Proving the Hausdorff property for $\kappa$-metric spaces I want to prove that the Hausdorff property holds for all $\kappa$-metric spaces.

For $\kappa \neq 1$, $(X,d)$ is a $\kappa$-metric space if $X$ is a set and $d$ is a function $X\times X \rightarrow \mathbb R$
  such that for every $x,y,z \in X$ 
$1$. $d(x,y)\ge 0$
$2$. $d(x,y)=d(y,x)$
$3$. $d(x,y)=0 \iff x=y$
$4$. $d(x,z)\le \kappa [d(x,y)+d(y,z)]$.

We put a topology on $X$ by saying $U\subseteq X$ is open iff for each $x\in U$, there exists an $\epsilon>0$ such that $B_d(x,\epsilon)\subseteq U$.
In my attempted proof, take two distinct points $x,y\in X$ such that $d(x,y)=\epsilon$.
Take the open balls $B_d\left(x,{\epsilon\over {3\kappa}}\right)$ and $B_d\left(y,{\epsilon\over {3\kappa}}\right)$. Then it can be shown that $$B_d\left(x,{\epsilon\over {3\kappa}}\right)\cap B_d\left(y,{\epsilon\over {3\kappa}}\right)=\emptyset.$$
For say there is $z\in B_d\left(x,{\epsilon\over {3\kappa}}\right)\cap B_d\left(y,{\epsilon\over {3\kappa}}\right)$. Then $$d(x,y)\le \kappa \left[{\epsilon\over {3\kappa}}+{\epsilon\over {3\kappa}}\right]\\={2\over 3}{\epsilon}\\\lt \epsilon$$ which gives a contradiction.
So, we have found two disjoint open balls in $X$ that do not intersect. 
At this  point I was thinking that Hausdorff Property has been proved for these spaces, but then I remembered that open balls in $\kappa$-metric spaces area not necessarily open sets.  And for a space to be Hausdorff , we need to find, for any two distinct points, two disjoint  open sets each containing one of them.
So the above proof of Hausdorff property in $\kappa$ metric space is wrong.

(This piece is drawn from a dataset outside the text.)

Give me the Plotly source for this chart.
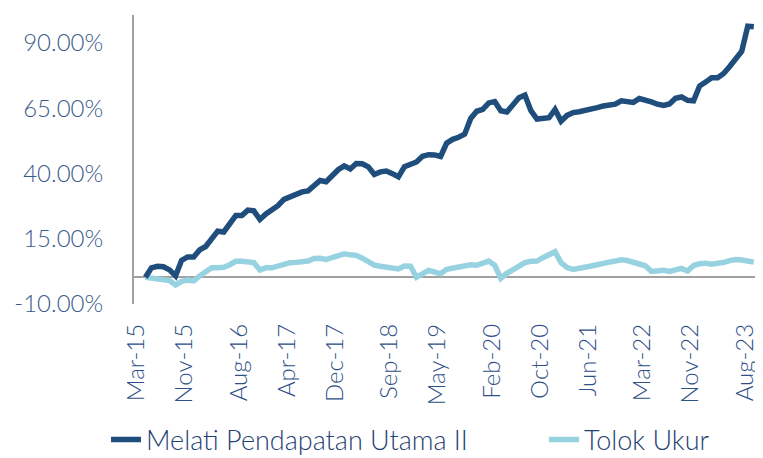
import plotly.graph_objects as go
import pandas as pd

# Monthly categories, Mar-2015 .. Aug-2023
months = list(pd.date_range("2015-03-01", periods=102, freq="MS").strftime("%b-%y"))

# Cumulative return (%)
melati = [
    0.0, 3.6, 4.2, 4.0, 2.8, 0.5, 6.5, 7.8, 7.8, 10.5,
    11.8, 15.2, 17.7, 17.4, 20.5, 23.7, 23.7, 25.8, 25.5, 22.2,
    24.3, 25.8, 27.5, 29.9, 31.0, 32.2, 32.8, 33.2, 35.0, 37.2,
    36.7, 39.2, 41.3, 42.8, 41.6, 43.7, 43.6, 42.4, 39.5, 40.5,
    40.8, 39.8, 38.6, 42.5, 43.4, 44.3, 46.5, 47.1, 47.0, 46.4,
    51.5, 53.0, 53.8, 55.0, 61.0, 63.8, 64.5, 67.0, 67.5, 64.0,
    63.5, 66.5, 69.0, 70.0, 64.0, 60.8, 61.0, 61.3, 64.5, 60.0,
    62.2, 63.3, 63.6, 64.0, 64.5, 65.2, 65.8, 66.0, 66.5, 67.8,
    67.3, 67.2, 68.7, 68.3, 67.4, 66.5, 66.0, 66.6, 68.8, 69.3,
    68.0, 67.8, 73.5, 75.0, 76.7, 76.7, 78.3, 81.0, 84.0, 86.9,
    96.5, 96.3,
]

tolok = [
    0.0, -0.2, -0.4, -0.7, -1.3, -3.0, -1.6, -1.1, -1.4, 0.5,
    2.0, 3.6, 3.6, 3.8, 4.8, 6.1, 6.1, 6.0, 5.6, 2.8,
    3.6, 3.6, 4.3, 5.2, 5.6, 5.7, 5.8, 6.2, 7.2, 7.3,
    6.8, 7.5, 8.0, 9.0, 8.6, 8.4, 7.3, 5.9, 4.6, 4.2,
    3.8, 3.5, 3.2, 4.3, 4.2, 0.0, 1.5, 2.6, 2.0, 1.3,
    3.0, 3.4, 3.7, 4.2, 4.8, 4.6, 5.2, 6.2, 4.6, -0.4,
    1.5, 2.9, 4.2, 5.6, 6.1, 6.2, 7.5, 8.6, 9.8, 5.6,
    3.7, 3.0, 3.3, 3.6, 4.3, 4.8, 5.5, 5.8, 6.2, 6.7,
    6.4, 5.8, 5.1, 4.4, 2.2, 2.6, 2.7, 2.2, 3.0, 3.4,
    2.4, 4.5, 5.2, 5.4, 5.0, 5.2, 5.7, 6.4, 6.8, 6.6,
    6.3, 5.8,
]

tick_labels = ["Mar-15", "Nov-15", "Aug-16", "Apr-17", "Dec-17", "Sep-18", "May-19",
               "Feb-20", "Oct-20", "Jun-21", "Mar-22", "Nov-22", "Aug-23"]
y_ticks = [-10, 15, 40, 65, 90]
y_tick_text = ["-10.00%", "15.00%", "40.00%", "65.00%", "90.00%"]

names = ["Melati Pendapatan Utama II", "Tolok Ukur"]
colors = ["#1F4E7D", "#97D2E0"]

FONT = "Lato, 'Open Sans', sans-serif"

# the page body adds an 8px margin; the figure is sized to fit the 763x458 window
W, H = 755, 450

# labels sit slightly left of their month in the reference
label_shift = 1.5
tick_pos = [months.index(t) - label_shift for t in tick_labels]

fig = go.Figure()
fig.add_trace(go.Scatter(x=months, y=tolok, mode="lines", name=names[1],
                         line=dict(color=colors[1], width=5.5), legend="legend2"))
fig.add_trace(go.Scatter(x=months, y=melati, mode="lines", name=names[0],
                         line=dict(color=colors[0], width=5.5), legend="legend"))

leg_common = dict(orientation="h", xref="container", yref="container",
                  xanchor="left", yanchor="middle", bgcolor="rgba(0,0,0,0)",
                  font=dict(family=FONT, size=27, color="#1F3F73", weight=300))

fig.update_layout(
    width=W, height=H,
    margin=dict(l=124, r=6, t=7, b=154),
    paper_bgcolor="white", plot_bgcolor="white",
    font=dict(family=FONT, size=23, color="#3A5B8C", weight=300),
    showlegend=True,
    legend=dict(x=98 / W, y=(H - 432) / H, **leg_common),
    legend2=dict(x=536 / W, y=(H - 432) / H, **leg_common),
)
fig.update_xaxes(
    type="category",
    range=[-1.9, 101.2],
    tickvals=tick_pos, ticktext=tick_labels,
    tickangle=-90, showgrid=False, showline=False, zeroline=False,
    ticks="", ticklabelstandoff=14,
    tickfont=dict(family=FONT, size=24, color="#2E5087", weight=300),
)
fig.update_yaxes(
    range=[-10.3, 100.8],
    tickvals=y_ticks, ticktext=y_tick_text,
    showgrid=False, showline=True, linecolor="#A0A0A0", linewidth=2,
    zeroline=True, zerolinecolor="#A0A0A0", zerolinewidth=2,
    ticks="", ticklabelstandoff=24,
    tickfont=dict(family=FONT, size=24, color="#3A5B8C", weight=300),
)

fig.write_html("out.html")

Please help me prove this.
 A: You can soup up your idea to inductively build open sets as follows.  Fix $x\neq y$; we will define two sequences of sets $U_0\subseteq U_1\subseteq U_2\subseteq\dots$ and $V_0\subseteq V_1\subseteq V_2\subseteq\dots$ by induction.  These sets will have the property that for each $n$, $d(U_n,V_n)>0$ (where $d(U_n,V_n)=\inf\{d(p,q):p\in U_n, q\in V_n\}$).

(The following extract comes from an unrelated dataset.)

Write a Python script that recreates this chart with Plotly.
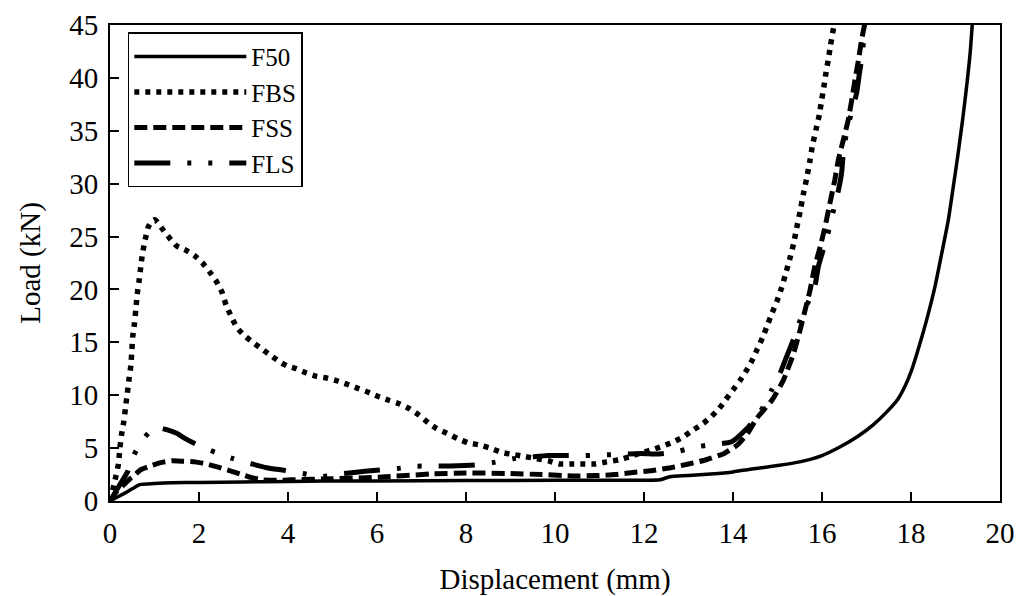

We start with $U_0=\{x\}$ and $V_0=\{y\}$.  Given $U_n$ and $V_n$, let $\epsilon=d(U_n,V_n)$, and define $$U_{n+1}=\bigcup_{p\in U_n} B_d(p,\epsilon/3\kappa^2)$$ and $$V_{n+1}=\bigcup_{q\in B_n} B_d(q,\epsilon/3\kappa^2).$$
We must show that $d(U_{n+1},V_{n+1})>0$; let $r\in U_{n+1}$ and $s\in V_{n+1}$.  Then there are $p\in U_n$ and $q\in V_n$ such that $d(p,r)<\epsilon/3\kappa^2$ and $d(s,q)<\epsilon/3\kappa^2$.  We then have $$d(p,q)\leq \kappa^2(d(p,r)+d(r,s)+d(s,q))<\frac{2\epsilon}{3}+\kappa^2d(r,s).$$
But $d(p,q)\geq d(U_n,V_n)=\epsilon$, so this gives us $d(r,s)>\epsilon/3\kappa^2$.  Thus $d(U_{n+1},V_{n+1})\geq \epsilon/3\kappa^2>0$.
Now let $U=\bigcup U_n$ and $V=\bigcup V_n$.  Then $U\cap V=\emptyset$, since $U_n\cap V_n=\emptyset$ and the sequences $(U_n)$ and $(V_n)$ are ascending.  Also, $x\in U_0\subseteq U$ and $y\in V_0\subseteq V$.  Finally, $U$ and $V$ are open, since for any $p\in U$, $p\in U_n$ for some $n$, and then $U_{n+1}$ contains a ball around $p$ (and similarly for $V$).  Thus $U$ and $V$ are disjoint open sets containing $x$ and $y$, so $X$ is Hausdorff.
More generally, this argument shows that if $A,B\subseteq X$ and $d(A,B)>0$, then $A$ and $B$ can be separated by open sets (just take $U_0=A$ and $V_0=B$).